[Written instruction]:
Isolate every line in the data with the string "React" and copy it.

[Dataset extract]:
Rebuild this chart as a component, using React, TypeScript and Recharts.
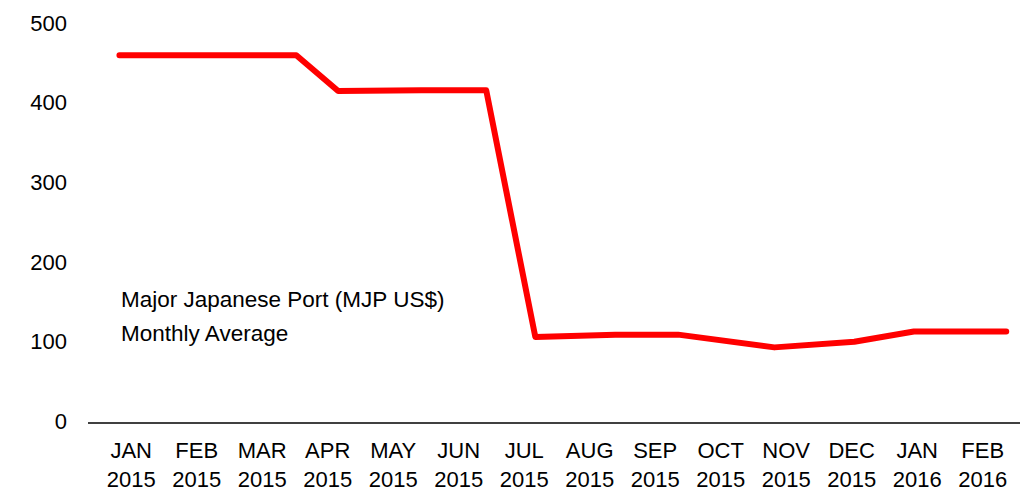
import React from 'react';
import { LineChart, Line, XAxis, YAxis } from 'recharts';

// tick labels, one per month (month index = position on the x axis)
const monthNames = ['JAN', 'FEB', 'MAR', 'APR', 'MAY', 'JUN', 'JUL', 'AUG', 'SEP', 'OCT', 'NOV', 'DEC', 'JAN', 'FEB'];
const monthYears = ['2015', '2015', '2015', '2015', '2015', '2015', '2015', '2015', '2015', '2015', '2015', '2015', '2016', '2016'];

// observations: position in months from JAN 2015, and the price
const obsMonth = [-0.18, 0.55, 1.56, 2.52, 3.16, 4.43, 5.42, 6.17, 7.39, 8.35, 9.82, 11.04, 11.95, 13.36];
const obsPrice = [462, 462, 462, 462, 417, 418, 418, 108, 111, 111, 95, 102, 115, 115];

const yTicks = [0, 100, 200, 300, 400, 500];

const data = obsMonth.map((m, i) => ({ m, price: obsPrice[i] }));
const xTicks = monthNames.map((_, i) => i);

const FONT = '"Liberation Sans", Arial, sans-serif';

const MonthTick = (props: any) => {
  const { x, y, payload } = props;
  const i = payload.value;
  return (
    <text x={x} y={y} textAnchor="middle" fontFamily={FONT} fontSize={22} fill="#000">
      <tspan x={x} dy={35}>{monthNames[i]}</tspan>
      <tspan x={x} dy={29}>{monthYears[i]}</tspan>
    </text>
  );
};

const App: React.FC = () => {
  return (
    <div style={{ position: 'absolute', left: 0, top: 0, width: 1029, height: 492, background: '#fff' }}>
      <LineChart width={1029} height={492} data={data} margin={{ top: 25, right: 9, left: 0, bottom: 0 }}>
        <XAxis
          dataKey="m"
          type="number"
          domain={[-0.66, 13.57]}
          ticks={xTicks}
          interval={0}
          tickLine={false}
          tickSize={0}
          tickMargin={0}
          axisLine={{ stroke: '#000', strokeWidth: 1.5 }}
          height={69}
          tick={<MonthTick />}
        />
        <YAxis
          domain={[0, 500]}
          ticks={yTicks}
          width={88}
          axisLine={false}
          tickLine={false}
          tickSize={0}
          tickMargin={21}
          tick={{ fontFamily: FONT, fontSize: 22, fill: '#000', dy: -2 }}
        />
        <Line
          type="linear"
          dataKey="price"
          stroke="#FF0000"
          strokeWidth={6}
          strokeLinejoin="round"
          strokeLinecap="round"
          dot={false}
          activeDot={false}
          isAnimationActive={false}
        />
      </LineChart>
      <div style={{ position: 'absolute', left: 121, top: 283, fontFamily: FONT, fontSize: 22.5, lineHeight: '34px', color: '#000' }}>
        Major Japanese Port (MJP US$)
        <br />
        Monthly Average
      </div>
    </div>
  );
};

export default App;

[Full answer]:
Rebuild this chart as a component, using React, TypeScript and Recharts.
import React from 'react';
const App: React.FC = () => {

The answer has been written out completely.